There are currently 11,063 multifamily units with 1,755 still under construction in Round Rock. On the single-family side, there are 32,046 existing units and 819 under construction. An additional 2,913 single-family units are currently in the planning phase, according to the city.
In Hutto, Planning Director Carolyn Horner said prior to spring of this year there were no traditional apartment complexes in the city. But like their neighbors, Hutto city officials expect this to change as the population in the area grows.
“With the population growing so much, there’s a need for more diversity of housing,” Horner said. “Hutto has traditionally had more single-family neighborhoods, but now the growth pressing from Austin has made it to Hutto.”
Currently in Hutto, there are two existing four-plex apartments and one community with 24 units.
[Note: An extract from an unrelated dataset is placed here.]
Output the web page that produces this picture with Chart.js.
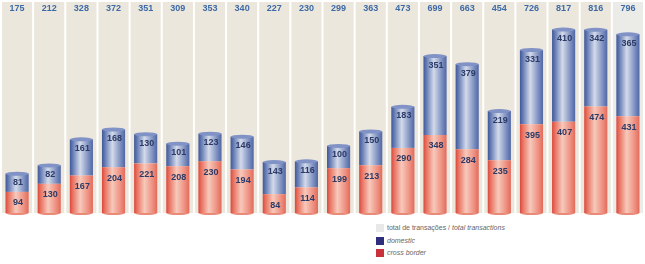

Another development is currently under construction and will offer 310 units. Single-family developments, on the other hand, have remained very active, Horner said.
Next in Pflugerville
Goll is now working on a site plan submittal and permitting process for both the site and building permits for the Stone Hill Luxury Apartments. If all goes well, he expects to break ground on the property in March 2018 with the first units ready for occupancy in January 2019.
If the project is successful, Goll said, he would be interested in continuing to develop multifamily housing in Pflugerville.
With commercial and retail developments on the horizon for the city, it appears that the market for multifamily rentals will remain steady.